SUGGESTIONS FOR SEARCHING;
The search function of the Jackson Bibliography is designed to be multiply flexible. We hope that users will find it easy to locate entries for the books and authors in which they are particularly interested. But we also encourage experimentation with the search options to learn more about the now little-known or unknown authors and books that were published and read alongside those now deemed canonical. For example, a search for books published in London in 1798 generates a list of 139 titles—books that would have jostled with Lyrical Ballads for the attention of readers and reviewers. A search with “Lyrical Ballads” in the Title field gives some surprising results: the title is not used before 1798 but after that year there are several instances and versions of that title. Walter Scott's Ballads and Lyrical Pieces first appeared in 1806 and was reissued numerous times. Stephen George Kemble published Odes, Lyrical Ballads, and Poems on Various Occasions in 1809. Thomas Haynes Bayley's Fifty Lyrical Ballads appeared as late as 1829. And in Boston an anthology called The Minstrel: A Collection of Ballads and Other Lyrical Pieces was published in 1810. Entering words for other verse forms—sonnets, odes, elegies, etc.—in the Title or Keyword search boxes can also yield intriguing results.
Searching can also be used for statistical analysis of the growth during the period of regional and international publishing or of increasing participation in the literary marketplace of women authors. For example, in the years 1770-79 just 80 books of verse are known to have been published in America (given as USA in the drop-down list of countries). By 1820-29 this had grown to 1402 titles.
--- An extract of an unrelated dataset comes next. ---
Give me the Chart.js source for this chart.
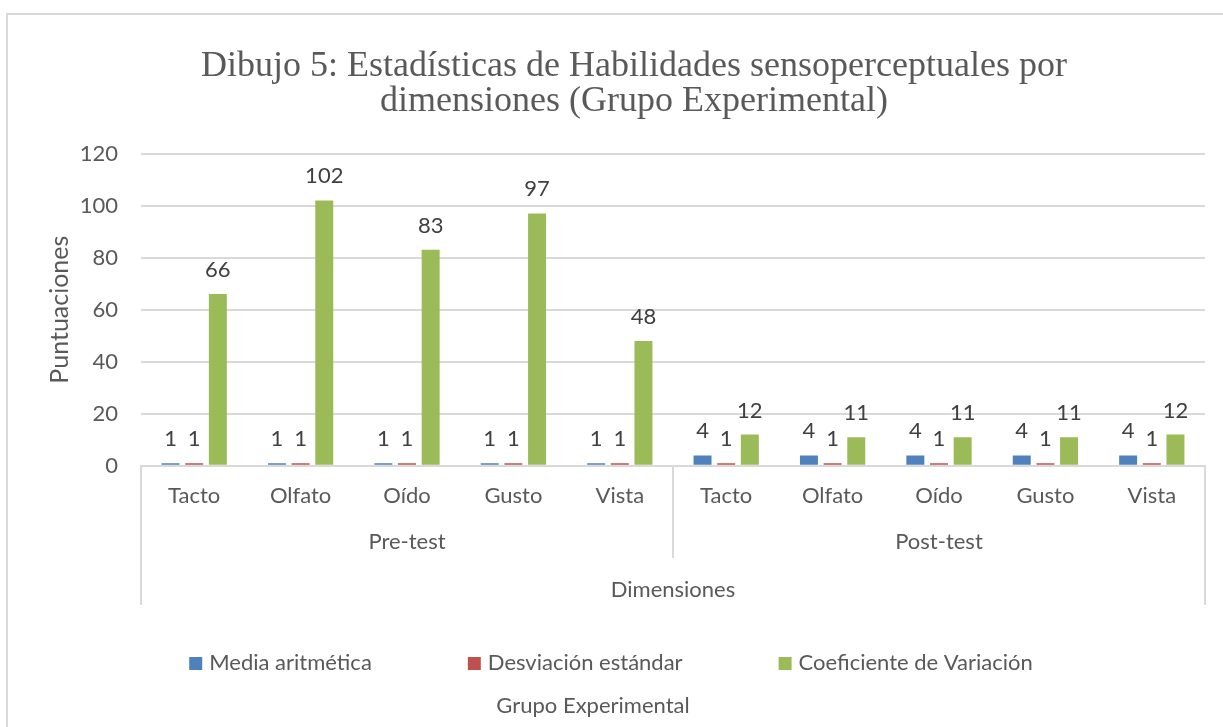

We can also see that in 1770-79 women authors published just 87 books of verse, compared to 1106 by men; this is 7.29% of the total. But by 1820-29 this had increased to 658 or 16.26% of the 4045 titles published in those ten years. (A caveat: while these figures indicate a trend they are not exact because of because of the number of works that appeared in multiple editions and books published anonymously or where the author's sex is unknown.)